Functions are vectors. Look at the definition of a vector space; note that functions have all the usual vector operations.
Integral transforms are really just infinite-dimensional forms of a change of basis.
There is no number that is the square root of negative one. When you see i, it's really just the two-by-two matrix that performs a ninety-degree counterclockwise rotation.
Linearity is almost always an approximation (e.g., assuming infinitesimal deformation), but it is tremendously useful. That's why we do it.
Sine and cosine have the property that linear combinations of the two correspond to shifting the functions. That is, you can always solve $a\sin(x)+b\cos(x)=c\sin(x+\Delta )$ .

Results

The above observations make a lot of things simple that seemed nonsensical to me when I first saw them.

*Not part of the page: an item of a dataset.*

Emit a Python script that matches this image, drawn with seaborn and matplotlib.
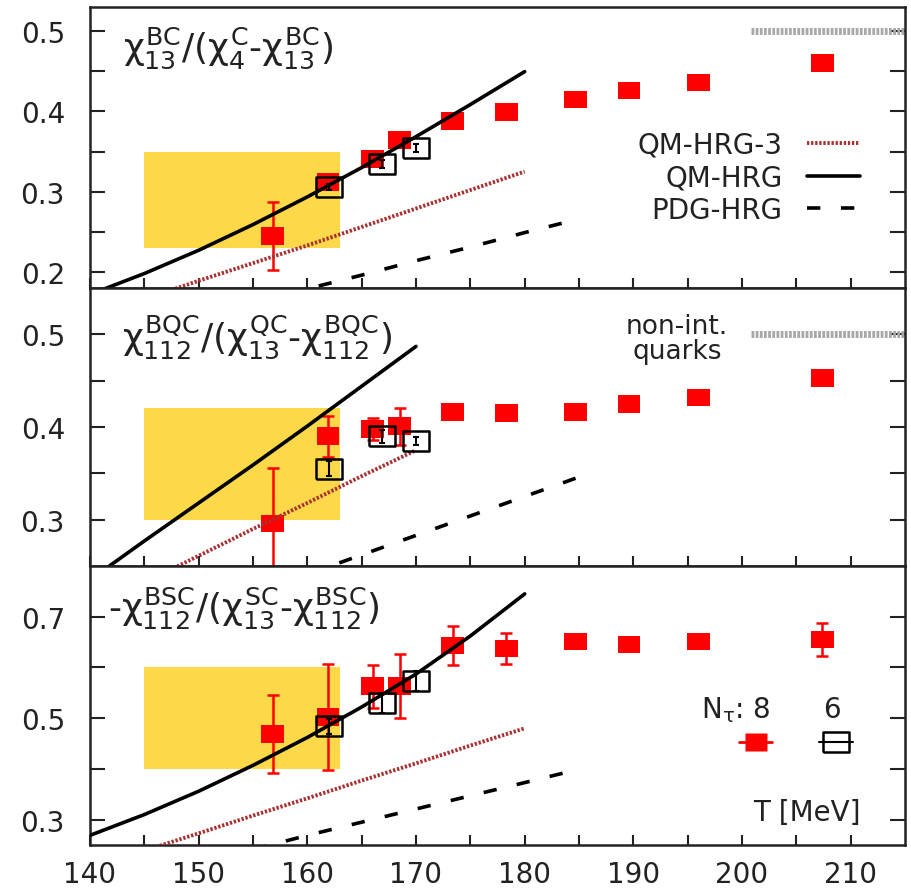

Linear differential equations are solved by taking a linear combination of eigenfunctions. This is what you are doing when you assume your solution is made of sines and cosines and solving for the coefficients. It seemed arbitrary at the time.
The Fourier transform is tremendously useful for signal processing because (a) as a sinusoidal basis, it makes differentiation trivial and (b) because convolution is easy (the equivalent of diagonal for matrices) in a sinusoidal basis by the convolution theorem.
Differential equations is really a task of finding solutions to linear systems that just happen to be infinite dimensional. You can approximate the functions through a variety of methods such as finite element analysis.
Because functions are vectors, nonlinear function optimization makes sense geometrically as hill climbing in infinite dimensions. You just pick a direction to move and a distance to go and repeat.